Kurs akcji BNP Paribas poszedł w górę o 4,7 proc., a papiery HSBC, największego w Europie, zdrożały o 4,3 proc. Składający się z 54 spółek indeks Bloomberg Europe Banks and Financial Services zyskał prawie 3 proc. i osiągnął poziom najwyższy od trzech miesięcy.

BNP Paribas w drugim kwartale odnotował wzrost zysku netto o 31 proc., do 2,11 mld euro. Analitycy spodziewali się wyniku na poziomie 1,6 mld euro. Wypracowanie zysku większego niż oczekiwano było możliwe przede wszystkim dzięki temu, że bank o 54 proc., do 1,08 mld euro, zmniejszył rezerwy na pokrycie ewentualnych strat z nieściągalnych kredytów. To poziom rezerw najniższy od II kwartału 2008 r., czyli sprzed bankructwa nowojorskiego banku inwestycyjnego Lehman Brothers Holding.

Podobnej skali redukcję rezerw na złe kredyty, o 46 proc., do 7,5 mld USD, zastosował HSBC. Dzięki temu spółka w pierwszym półroczu podwoiła zysk netto do 6,76 mld USD z 3,35 mld USD w takim samym okresie przed rokiem. Osiągnięcie tak dobrego wyniku było możliwe także dzięki temu, że po raz pierwszy od trzech lat rentownością wykazał się północnoamerykański oddział brytyjskiego banku. Zysk przed opodatkowaniem w Ameryce Północnej wyniósł 492 mln USD, w porównaniu z 3,7 mld USD straty w takim okresie przed rokiem.
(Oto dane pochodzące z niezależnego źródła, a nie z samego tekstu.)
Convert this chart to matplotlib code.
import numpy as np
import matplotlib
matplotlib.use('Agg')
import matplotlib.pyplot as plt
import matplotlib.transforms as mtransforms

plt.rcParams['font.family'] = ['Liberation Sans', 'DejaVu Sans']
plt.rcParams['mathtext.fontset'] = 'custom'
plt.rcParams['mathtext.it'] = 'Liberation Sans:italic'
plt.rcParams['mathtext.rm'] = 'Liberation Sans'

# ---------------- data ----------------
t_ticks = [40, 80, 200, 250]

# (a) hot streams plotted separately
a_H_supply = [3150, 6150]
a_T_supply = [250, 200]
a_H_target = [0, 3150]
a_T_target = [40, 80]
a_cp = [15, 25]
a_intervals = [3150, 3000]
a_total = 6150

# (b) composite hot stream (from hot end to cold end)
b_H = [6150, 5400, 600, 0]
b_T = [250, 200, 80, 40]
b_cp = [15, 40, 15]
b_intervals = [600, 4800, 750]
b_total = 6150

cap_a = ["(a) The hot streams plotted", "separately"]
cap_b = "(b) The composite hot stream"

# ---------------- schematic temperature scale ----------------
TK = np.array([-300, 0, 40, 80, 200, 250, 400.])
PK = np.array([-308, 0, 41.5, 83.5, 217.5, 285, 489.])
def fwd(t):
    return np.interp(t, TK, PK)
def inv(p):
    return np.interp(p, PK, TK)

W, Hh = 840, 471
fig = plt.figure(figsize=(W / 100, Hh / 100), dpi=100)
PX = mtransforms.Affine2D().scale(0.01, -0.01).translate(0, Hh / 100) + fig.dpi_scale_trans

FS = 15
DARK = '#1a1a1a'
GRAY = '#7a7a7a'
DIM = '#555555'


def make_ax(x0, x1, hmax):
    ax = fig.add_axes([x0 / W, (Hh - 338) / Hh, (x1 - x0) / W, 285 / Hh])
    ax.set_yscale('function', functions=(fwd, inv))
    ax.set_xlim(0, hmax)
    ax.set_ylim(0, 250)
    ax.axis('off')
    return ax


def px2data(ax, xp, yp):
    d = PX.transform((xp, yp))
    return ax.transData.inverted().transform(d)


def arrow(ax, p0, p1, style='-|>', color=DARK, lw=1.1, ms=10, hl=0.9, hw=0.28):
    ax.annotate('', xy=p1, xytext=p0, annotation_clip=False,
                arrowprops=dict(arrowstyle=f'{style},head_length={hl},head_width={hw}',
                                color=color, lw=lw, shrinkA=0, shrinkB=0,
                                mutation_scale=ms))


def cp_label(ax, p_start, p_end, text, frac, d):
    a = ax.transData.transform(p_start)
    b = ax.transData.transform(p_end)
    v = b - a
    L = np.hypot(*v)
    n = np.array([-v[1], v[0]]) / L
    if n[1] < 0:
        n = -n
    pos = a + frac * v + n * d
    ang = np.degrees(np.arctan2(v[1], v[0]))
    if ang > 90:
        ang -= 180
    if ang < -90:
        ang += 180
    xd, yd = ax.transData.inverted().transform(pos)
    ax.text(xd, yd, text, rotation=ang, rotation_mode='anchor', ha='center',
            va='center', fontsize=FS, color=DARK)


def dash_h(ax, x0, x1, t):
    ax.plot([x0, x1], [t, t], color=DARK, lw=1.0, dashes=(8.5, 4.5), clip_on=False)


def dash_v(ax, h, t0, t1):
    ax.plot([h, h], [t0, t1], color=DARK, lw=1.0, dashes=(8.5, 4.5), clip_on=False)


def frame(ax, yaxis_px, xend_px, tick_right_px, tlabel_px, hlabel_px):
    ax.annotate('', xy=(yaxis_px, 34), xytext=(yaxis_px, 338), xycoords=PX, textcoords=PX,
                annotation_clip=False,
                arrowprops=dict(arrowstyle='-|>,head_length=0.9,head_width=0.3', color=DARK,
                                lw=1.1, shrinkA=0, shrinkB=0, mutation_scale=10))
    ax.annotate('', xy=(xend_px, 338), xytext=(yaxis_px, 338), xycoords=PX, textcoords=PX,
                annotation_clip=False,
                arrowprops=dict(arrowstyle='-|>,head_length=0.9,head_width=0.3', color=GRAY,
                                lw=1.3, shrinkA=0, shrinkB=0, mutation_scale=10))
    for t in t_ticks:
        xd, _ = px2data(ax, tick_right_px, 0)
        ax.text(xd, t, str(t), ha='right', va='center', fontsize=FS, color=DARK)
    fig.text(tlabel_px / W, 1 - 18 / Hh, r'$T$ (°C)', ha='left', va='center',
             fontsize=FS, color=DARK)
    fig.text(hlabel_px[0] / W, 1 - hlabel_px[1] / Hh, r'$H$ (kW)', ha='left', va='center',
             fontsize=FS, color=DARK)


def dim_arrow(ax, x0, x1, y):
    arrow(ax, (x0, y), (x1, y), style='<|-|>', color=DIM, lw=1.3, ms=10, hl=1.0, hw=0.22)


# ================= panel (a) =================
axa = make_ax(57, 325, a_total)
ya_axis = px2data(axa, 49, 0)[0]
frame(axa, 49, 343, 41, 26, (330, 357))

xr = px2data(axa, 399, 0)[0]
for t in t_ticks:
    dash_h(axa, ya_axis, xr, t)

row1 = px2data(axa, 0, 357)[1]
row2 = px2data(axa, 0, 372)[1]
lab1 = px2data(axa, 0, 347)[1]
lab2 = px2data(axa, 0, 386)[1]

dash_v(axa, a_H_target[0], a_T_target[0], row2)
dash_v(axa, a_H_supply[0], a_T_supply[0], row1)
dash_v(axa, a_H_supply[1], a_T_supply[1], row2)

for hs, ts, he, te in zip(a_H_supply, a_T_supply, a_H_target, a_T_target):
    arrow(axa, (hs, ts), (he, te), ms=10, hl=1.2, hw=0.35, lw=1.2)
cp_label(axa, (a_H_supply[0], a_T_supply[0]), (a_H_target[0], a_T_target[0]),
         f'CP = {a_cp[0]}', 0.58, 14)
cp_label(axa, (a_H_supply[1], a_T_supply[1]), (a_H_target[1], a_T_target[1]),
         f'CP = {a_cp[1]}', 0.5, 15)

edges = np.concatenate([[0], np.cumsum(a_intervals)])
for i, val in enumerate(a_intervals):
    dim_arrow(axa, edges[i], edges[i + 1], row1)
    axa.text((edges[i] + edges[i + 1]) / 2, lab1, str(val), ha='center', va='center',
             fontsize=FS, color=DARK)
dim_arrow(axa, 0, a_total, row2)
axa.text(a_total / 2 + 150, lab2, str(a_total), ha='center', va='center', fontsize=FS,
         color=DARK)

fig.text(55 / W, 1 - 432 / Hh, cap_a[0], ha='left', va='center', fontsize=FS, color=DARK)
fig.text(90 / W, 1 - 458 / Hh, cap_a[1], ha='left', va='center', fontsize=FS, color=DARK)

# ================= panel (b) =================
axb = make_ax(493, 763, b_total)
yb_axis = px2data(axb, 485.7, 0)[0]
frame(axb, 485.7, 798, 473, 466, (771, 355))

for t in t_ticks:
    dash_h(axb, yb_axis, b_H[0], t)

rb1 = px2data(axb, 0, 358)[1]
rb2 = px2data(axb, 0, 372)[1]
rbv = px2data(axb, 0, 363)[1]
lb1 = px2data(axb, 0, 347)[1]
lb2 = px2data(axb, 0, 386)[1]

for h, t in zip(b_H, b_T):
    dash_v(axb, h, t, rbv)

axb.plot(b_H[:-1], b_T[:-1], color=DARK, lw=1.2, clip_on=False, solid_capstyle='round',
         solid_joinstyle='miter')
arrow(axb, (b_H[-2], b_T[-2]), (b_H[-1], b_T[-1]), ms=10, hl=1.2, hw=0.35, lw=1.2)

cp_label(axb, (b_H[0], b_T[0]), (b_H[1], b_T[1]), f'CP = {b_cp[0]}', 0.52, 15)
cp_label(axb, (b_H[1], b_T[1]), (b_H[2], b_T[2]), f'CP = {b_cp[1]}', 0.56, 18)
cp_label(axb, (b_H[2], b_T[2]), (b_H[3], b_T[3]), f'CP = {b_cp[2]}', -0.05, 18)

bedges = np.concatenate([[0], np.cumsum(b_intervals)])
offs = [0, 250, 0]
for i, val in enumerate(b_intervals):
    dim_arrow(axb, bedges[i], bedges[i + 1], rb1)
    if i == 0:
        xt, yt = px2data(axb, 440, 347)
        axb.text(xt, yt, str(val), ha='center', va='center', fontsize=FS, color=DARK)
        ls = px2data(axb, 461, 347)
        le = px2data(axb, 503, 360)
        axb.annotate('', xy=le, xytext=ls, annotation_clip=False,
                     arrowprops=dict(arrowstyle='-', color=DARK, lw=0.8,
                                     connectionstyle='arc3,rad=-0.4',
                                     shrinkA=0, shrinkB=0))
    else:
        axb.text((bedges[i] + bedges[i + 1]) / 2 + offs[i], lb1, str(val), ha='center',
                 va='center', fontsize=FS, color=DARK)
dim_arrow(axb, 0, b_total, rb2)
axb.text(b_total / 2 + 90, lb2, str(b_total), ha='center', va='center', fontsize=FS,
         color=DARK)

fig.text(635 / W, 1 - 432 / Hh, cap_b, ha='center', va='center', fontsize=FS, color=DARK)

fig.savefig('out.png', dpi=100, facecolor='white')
– HSBC w dobrym stylu otworzył sezon publikacji bankowych raportów na Wyspach. Wielkim plusem tego raportu są dane dotyczące rezerw, które spadły bardzo znacząco – powiedział Richard Hunter, szef działu akcje w londyńskiej firmie Hargreaves Lansdown Stockbrokers. Najbardziej, o 30 proc., do 5,86 mld USD, wzrósł zysk przed opodatkowaniem HSBC w Hongkongu i rejonie Azji i Pacyfiku. W Europie pozycja ta wzrosła o 18 proc., do 3,5 mld USD.

Wzrost przychodów BNP Paribas z sieci jego oddziałów we Francji, Belgii i USA z nadwyżką zrównoważył spadek przychodów z bankowości inwestycyjnej i korporacyjnej, które były o 30 proc. mniejsze niż w takim samym okresie przed rokiem. Francuski bank, podobnie jak jego rywale Deutsche Bank czy Goldman Sachs, odnotował w minionym kwartale spadek przychodów z handlu papierami wartościowymi, bo strach o rozprzestrzenienie się kryzysu zadłużeniowego w Europie sparaliżował rynek obligacji i zakłócił obroty na giełdach akcji.